Following his victory at the Spanish Open, Ángel Hidalgo has climbed 236 positions in the world rankings, moving from 398th to 162nd, while Jon Rahm, a member of the LIV Golf circuit, has moved up two places to thirteenth.
Hidalgo, results
The 26-year-old Spanish golfer completed a sensational tournament in Madrid and achieved his first victory on the European circuit on the grass of the Club de Campo.

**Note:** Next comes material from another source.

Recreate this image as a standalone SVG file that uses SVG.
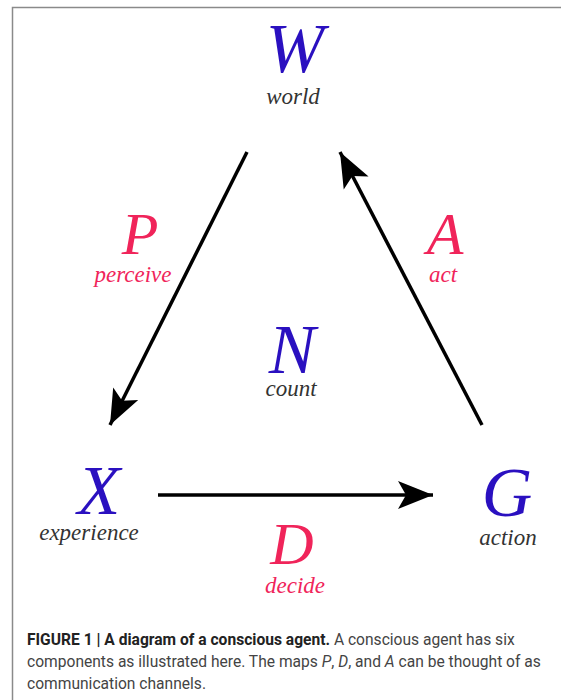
<svg xmlns="http://www.w3.org/2000/svg" width="561" height="700" viewBox="0 0 561 700">
<style>
.big{font-family:"Liberation Serif",serif;font-style:italic;text-anchor:middle}
.blue{fill:#2a10c0;font-size:70px}
.red{fill:#f0245a;font-size:60px}
.sub{font-family:"Liberation Serif",serif;font-style:italic;text-anchor:middle;font-size:23px}
.subk{fill:#333}
.subr{fill:#f0245a}
.cap{font-family:Roboto,"Liberation Sans",sans-serif;font-size:15.6px;fill:#444}
.conn{stroke:#000;stroke-width:3.5;fill:none}
</style>
<defs>
<marker id="ah" markerUnits="userSpaceOnUse" viewBox="-36 -16 38 32" refX="0" refY="0" markerWidth="38" markerHeight="32" orient="auto">
<path d="M0,0 L-35,-14 L-27,0 L-35,14 Z" fill="#000"/>
</marker>
</defs>
<rect x="0" y="0" width="561" height="700" fill="#fff"/>
<path d="M12.5,700 V7.5 H561" fill="none" stroke="#8a8a8a" stroke-width="1.5"/>
<g id="connectors">
<line class="conn" x1="247" y1="152" x2="110" y2="425" marker-end="url(#ah)"/>
<line class="conn" x1="482" y1="425" x2="340" y2="152" marker-end="url(#ah)"/>
<line class="conn" x1="158" y1="495" x2="433" y2="495" marker-end="url(#ah)"/>
</g>
<g id="W"><text class="big blue" x="295" y="72">W</text><text class="sub subk" x="293" y="104">world</text></g>
<g id="P"><text class="big red" x="140" y="254">P</text><text class="sub subr" x="133" y="282">perceive</text></g>
<g id="A"><text class="big red" x="445" y="254">A</text><text class="sub subr" x="443" y="282">act</text></g>
<g id="N"><text class="big blue" x="292" y="373">N</text><text class="sub subk" x="291" y="396">count</text></g>
<g id="X"><text class="big blue" x="99" y="514">X</text><text class="sub subk" x="89" y="540">experience</text></g>
<g id="G"><text class="big blue" x="507" y="516">G</text><text class="sub subk" x="508" y="545">action</text></g>
<g id="D"><text class="big red" x="292" y="564">D</text><text class="sub subr" x="295" y="593">decide</text></g>
<g id="caption">
<text class="cap" x="27" y="645"><tspan font-weight="bold" fill="#222">FIGURE 1 | A diagram of a conscious agent.</tspan> A conscious agent has six</text>
<text class="cap" x="27" y="667">components as illustrated here. The maps <tspan font-style="italic">P</tspan>, <tspan font-style="italic">D</tspan>, and <tspan font-style="italic">A</tspan> can be thought of as</text>
<text class="cap" x="27" y="689">communication channels.</text>
</g>
</svg>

This triumph has allowed him to add 25,061 points and rise exponentially in the world ranking to 162nd place, the highest of his career, and to secure his European circuit card for the next two seasons.
Rahm, second in the Spanish Open, also adds points, in his case 15,036, which means he rises two positions to thirteenth before playing the Alfred Dunhill, in Saint Andrews (Scotland).
The top five spots in the world rankings remain intact with American Scottie Scheffler in first place, followed by his compatriot Xander Schauffele, Northern Ireland’s Rory McIlroy, American Collin Morikawa and Swede Ludvig Aberg.
The impetus for the creation of the Official World Golf Rankings came from the tournament committee of the Royal and Ancient Golf Club of St Andrews, which in the 1980s realised that its system of sending out invitations to the British Open by analysing each tour individually was leading to the exclusion of more and more top players because they were splitting their commitments across multiple tours, and from the influential sports manager Mark McCormack, who became the first chairman of the international committee that oversees the creation of the rankings. The system used to develop the rankings was based on that of McCormack’s World Golf Rankings, which had previously been published in his World of Professional Golf Annual from 1968 to 1985, which was an unofficial ranking and was not used for other purposes such as selecting players to be invited to tournaments.
The first rankings were published prior to the 1986 edition of The Masters. The top six players were: Bernhard Langer, Severiano Ballesteros, Sandy Lyle, Tom Watson, Mark O’Meara and Greg Norman. The top three were European players, but thirty-one of the top fifty were American.
Over the years, the ranking method has changed a lot. Initially, the ranking was calculated over a three-year period, with the current year’s score multiplied by four, the previous year’s score multiplied by two and the two-year score left unchanged. The ranking was drawn up with the total score and the total points rounded to the nearest whole number. All tournaments recognized by the professional tours and some of the invitational tournaments were classified into categories, ranging from “major tournaments” (where the winner received 50 points) to “other tournaments” (where the winner received a minimum of 8 points). In each tournament, the other ranked players also received points proportionally to their placement, starting with the second-placed player who received 60% of the points due to the winner.